The thing is that I have tested this, with many prime numbers and large Carmicheal numbers,
and it seems to give the correct answer, though a bit slower. I don't understand why this
seems to work.
Your version of the function "works" only because you are lucky. Try this experiment: evaluate (fast-prime? 561 3) a hundred times. Depending on the random witnesses that your function chooses, sometimes it will return true and sometimes it will return false.
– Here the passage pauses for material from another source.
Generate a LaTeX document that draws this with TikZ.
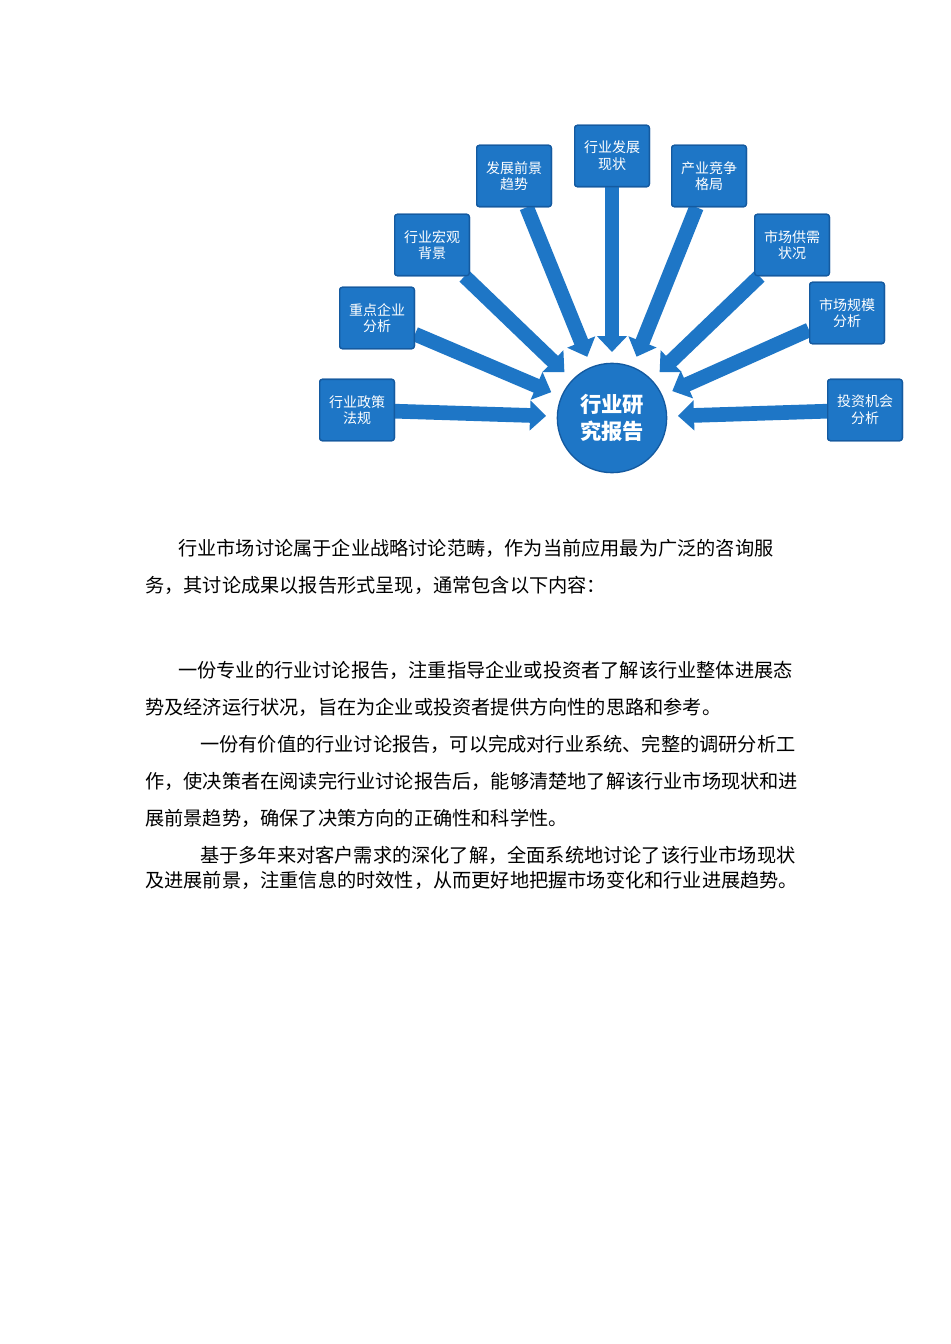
\documentclass[tikz,border=0pt]{standalone}
\usepackage{fontspec}
\newfontfamily\cjk{Noto Sans CJK SC}
\usetikzlibrary{arrows.meta}
\definecolor{bl}{RGB}{30,118,198}
\definecolor{bld}{RGB}{20,90,160}
\begin{document}
\begin{tikzpicture}[x=0.75pt,y=-0.75pt,
 box/.style={rectangle,rounded corners=2pt,fill=bl,draw=bld,line width=1pt,minimum width=56pt,minimum height=46pt,text=white,font=\cjk\fontsize{10.5}{12.5}\selectfont,align=center,inner sep=1pt},
 hub/.style={circle,fill=bl,draw=bld,line width=1pt,minimum size=82pt,text=white,font=\cjk\bfseries\fontsize{16}{20}\selectfont,align=center,inner sep=0pt},
 arr/.style={-{Triangle[width=22pt,length=12pt]},draw=bl,line width=11pt,shorten >=8pt},
 para/.style={anchor=west,font=\cjk\fontsize{14.4}{16}\selectfont,inner sep=0pt}]
\useasboundingbox (0,0) rectangle (950,1344);
\fill[white] (0,0) rectangle (950,1344);
\node[hub] (c) at (612,418) {行业研\\究报告};
\node[box] (b1) at (357,410) {};
\node[box] (b2) at (377,318) {};
\node[box] (b3) at (432,245) {};
\node[box] (b4) at (514,176) {};
\node[box] (b5) at (612,156) {};
\node[box] (b6) at (709,176) {};
\node[box] (b7) at (792,245) {};
\node[box] (b8) at (847,313) {};
\node[box] (b9) at (865,410) {};
\foreach \b in {b1,b2,b3,b4,b5,b6,b7,b8,b9}{\draw[arr] (\b) -- (c);}
\node[box] at (b1) {行业政策\\法规};
\node[box] at (b2) {重点企业\\分析};
\node[box] at (b3) {行业宏观\\背景};
\node[box] at (b4) {发展前景\\趋势};
\node[box] at (b5) {行业发展\\现状};
\node[box] at (b6) {产业竞争\\格局};
\node[box] at (b7) {市场供需\\状况};
\node[box] at (b8) {市场规模\\分析};
\node[box] at (b9) {投资机会\\分析};
\node[para] (p1) at (178,548) {行业市场讨论属于企业战略讨论范畴，作为当前应用最为广泛的咨询服};
\node[para] (p2) at (145,585) {务，其讨论成果以报告形式呈现，通常包含以下内容：};
\node[para] (p3) at (178,670) {一份专业的行业讨论报告，注重指导企业或投资者了解该行业整体进展态};
\node[para] (p4) at (145,707) {势及经济运行状况，旨在为企业或投资者提供方向性的思路和参考。};
\node[para] (p5) at (200,744) {一份有价值的行业讨论报告，可以完成对行业系统、完整的调研分析工};
\node[para] (p6) at (145,781) {作，使决策者在阅读完行业讨论报告后，能够清楚地了解该行业市场现状和进};
\node[para] (p7) at (145,818) {展前景趋势，确保了决策方向的正确性和科学性。};
\node[para] (p8) at (200,855) {基于多年来对客户需求的深化了解，全面系统地讨论了该行业市场现状};
\node[para] (p9) at (145,880) {及进展前景，注重信息的时效性，从而更好地把握市场变化和行业进展趋势。};
\end{tikzpicture}
\end{document}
When I did that I got 12 true and 88 false, but you may get different results, depending on your random number generator.
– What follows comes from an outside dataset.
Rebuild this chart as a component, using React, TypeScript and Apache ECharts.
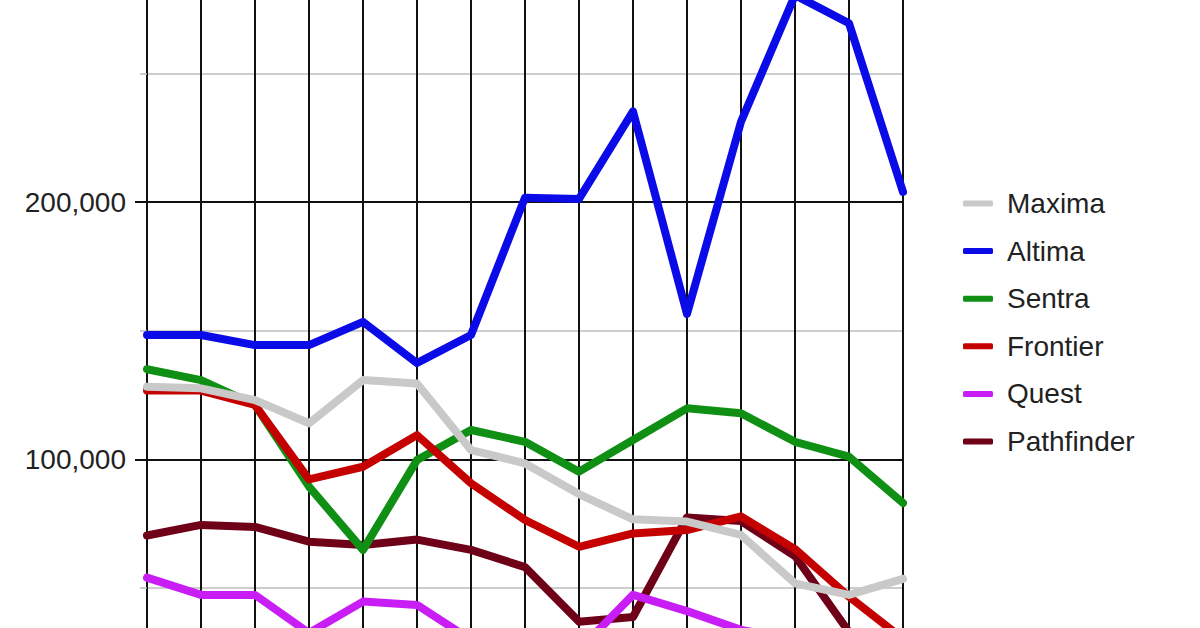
import React, { useRef, useEffect } from 'react';
import * as echarts from 'echarts';

// model sales per period (category labels sit below the visible area)
const categories = ['1995', '1996', '1997', '1998', '1999', '2000', '2001', '2002', '2003', '2004', '2005', '2006', '2007', '2008', '2009'];

const maxima = [128200, 127600, 123000, 114000, 130800, 129500, 103600, 98400, 86500, 76700, 75800, 70600, 51800, 47300, 53500];
const altima = [148300, 148300, 144400, 144400, 153400, 137400, 148300, 201700, 201200, 235200, 156500, 231200, 280400, 269500, 203900];
const sentra = [135000, 130800, 121100, 89400, 64800, 99700, 111400, 106800, 95200, 107500, 119800, 117900, 106800, 101000, 83000];
const frontier = [126700, 126700, 121100, 92200, 97100, 109400, 90700, 76400, 66000, 71200, 72500, 77800, 65100, 46600, 30200];
const quest = [54000, 47300, 47300, 32500, 44700, 43400, 29800, 28000, 25900, 47300, 41000, 33700, 30000, 28000, 27000];
const pathfinder = [70400, 74500, 73700, 68000, 66700, 68800, 64800, 58100, 36900, 38700, 77400, 76000, 62400, 32900, 22000];

const legendOrder = ['Maxima', 'Altima', 'Sentra', 'Frontier', 'Quest', 'Pathfinder'];

const FONT = '"Liberation Sans", Arial, sans-serif';

export default function App() {
    const chartRef = useRef<HTMLDivElement>(null);

    useEffect(() => {
        if (!chartRef.current) return;
        const chart = echarts.init(chartRef.current, null, { renderer: 'svg' });

        // drawing order (later = on top), legend keeps its own order
        const series = [
            { name: 'Pathfinder', data: pathfinder, color: '#6e0018' },
            { name: 'Sentra', data: sentra, color: '#0f8f14' },
            { name: 'Frontier', data: frontier, color: '#c40000' },
            { name: 'Quest', data: quest, color: '#c81df5' },
            { name: 'Maxima', data: maxima, color: '#c9c9c9' },
            { name: 'Altima', data: altima, color: '#0b0be8' },
        ];

        chart.setOption({
            animation: false,
            backgroundColor: '#fff',
            grid: { left: 147, right: 297, top: 4.7, bottom: 23.4, outerBoundsMode: 'none', containLabel: false },
            legend: {
                data: legendOrder,
                orient: 'vertical',
                left: 963,
                top: 249.5,
                padding: 0,
                itemGap: 19.6,
                itemWidth: 30,
                itemHeight: 6,
                icon: 'roundRect',
                textStyle: {
                    fontFamily: FONT,
                    fontSize: 28,
                    color: '#222',
                    padding: [0, 0, 0, 9]
                }
            },
            xAxis: {
                type: 'category',
                data: categories,
                boundaryGap: false,
                axisLine: { show: false },
                axisTick: { show: false },
                // period labels fall below the visible frame
                axisLabel: { fontFamily: FONT, fontSize: 28, color: '#222', margin: 14 },
                splitLine: { show: true, interval: 0, lineStyle: { color: '#111', width: 2 } }
            },
            yAxis: {
                type: 'value',
                min: 0,
                max: 300000,
                interval: 100000,
                axisLine: { show: false },
                axisTick: { show: true, length: 12, lineStyle: { color: '#111', width: 2 } },
                minorTick: { show: true, splitNumber: 2, length: 7, lineStyle: { color: '#bdbdbd', width: 1.5 } },
                minorSplitLine: { show: true, lineStyle: { color: '#bdbdbd', width: 1.5 } },
                splitLine: { show: true, lineStyle: { color: '#111', width: 2 } },
                axisLabel: {
                    fontFamily: FONT,
                    fontSize: 28,
                    color: '#222',
                    margin: 21,
                    formatter: (v: number) => v.toLocaleString('en-US')
                }
            },
            series: series.map(s => ({
                name: s.name,
                type: 'line',
                data: s.data,
                showSymbol: false,
                symbol: 'none',
                color: s.color,
                lineStyle: { width: 8, color: s.color, join: 'round', cap: 'round' },
                itemStyle: { color: s.color }
            }))
        });

        return () => {
            chart.dispose();
        };
    }, []);

    return (
        <div
            ref={chartRef}
            style={{ position: 'fixed', left: 0, top: -60, width: 1200, height: 800, background: '#fff' }}
        />
    );
}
> (let loop ((k 0) (t 0) (f 0))
(if (= k 100) (values t f)
(if (fast-prime? 561 3)
(loop (+ k 1) (+ t 1) f)
(loop (+ k 1) t (+ f 1)))))
12
88
I don't have SICP in front of me -- my copy is at home -- but I can tell you the right way to perform a Miller-Rabin primality test.
Your expmod function is incorrect; there is no reason to square the exponent. Here is a proper function to perform modular exponentiation:
(define (expm b e m) ; modular exponentiation
(let loop ((b b) (e e) (x 1))
(if (zero? e) x
(loop (modulo (* b b) m) (quotient e 2)
(if (odd? e) (modulo (* b x) m) x)))))
Then Gary Miller's strong pseudoprime test, which is a strong version of your try-it test for which there is a witness a that proves the compositeness of every composite n, looks like this:
(define (strong-pseudoprime? n a) ; strong pseudoprime base a
(let loop ((r 0) (s (- n 1)))
(if (even? s) (loop (+ r 1) (/ s 2))
(if (= (expm a s n) 1) #t
(let loop ((r r) (s s))
(cond ((zero? r) #f)
((= (expm a s n) (- n 1)) #t)
(else (loop (- r 1) (* s 2)))))))))
Assuming the Extended Riemann Hypothesis, testing every a from 2 to n-1 will prove (an actual, deterministic proof, not just a probabilistic estimate of primality) the primality of a prime n, or identify at least one a that is a witness to the compositeness of a composite n. Michael Rabin proved that if n is composite, at least three-quarters of the a from 2 to n-1 are witnesses to that compositeness, so testing k random bases demonstrates, but does not prove, the primality of a prime n to a probability of 4−k. Thus, this implementation of the Miller-Rabin primality test:
(define (prime? n k)
(let loop ((k k))
(cond ((zero? k) #t)
((not (strong-pseudoprime? n (random (+ 2 (- n 3))))) #f)
(else (loop (- k 1))))))
That always works properly:
> (let loop ((k 0) (t 0) (f 0))
(if (= k 100) (values t f)
(if (prime? 561 3)
(loop (+ k 1) (+ t 1) f)
(loop (+ k 1) t (+ f 1)))))
0
100
I know your purpose is to study SICP rather than to program primality tests, but if you're interested in programming with prime numbers, I modestly recommend this essay at my blog, which discusses the Miller-Rabin test, among other topics. You should also know there are better (faster, less likely to report erroneous result) primality tests available than randomized Miller-Rabin.
It seems to me, you still got correct answer, because in each iteration of expmod you check conditions for previous iteration. You could try to debug exp value using display function inside expmod. Really, your code is not very different from this one.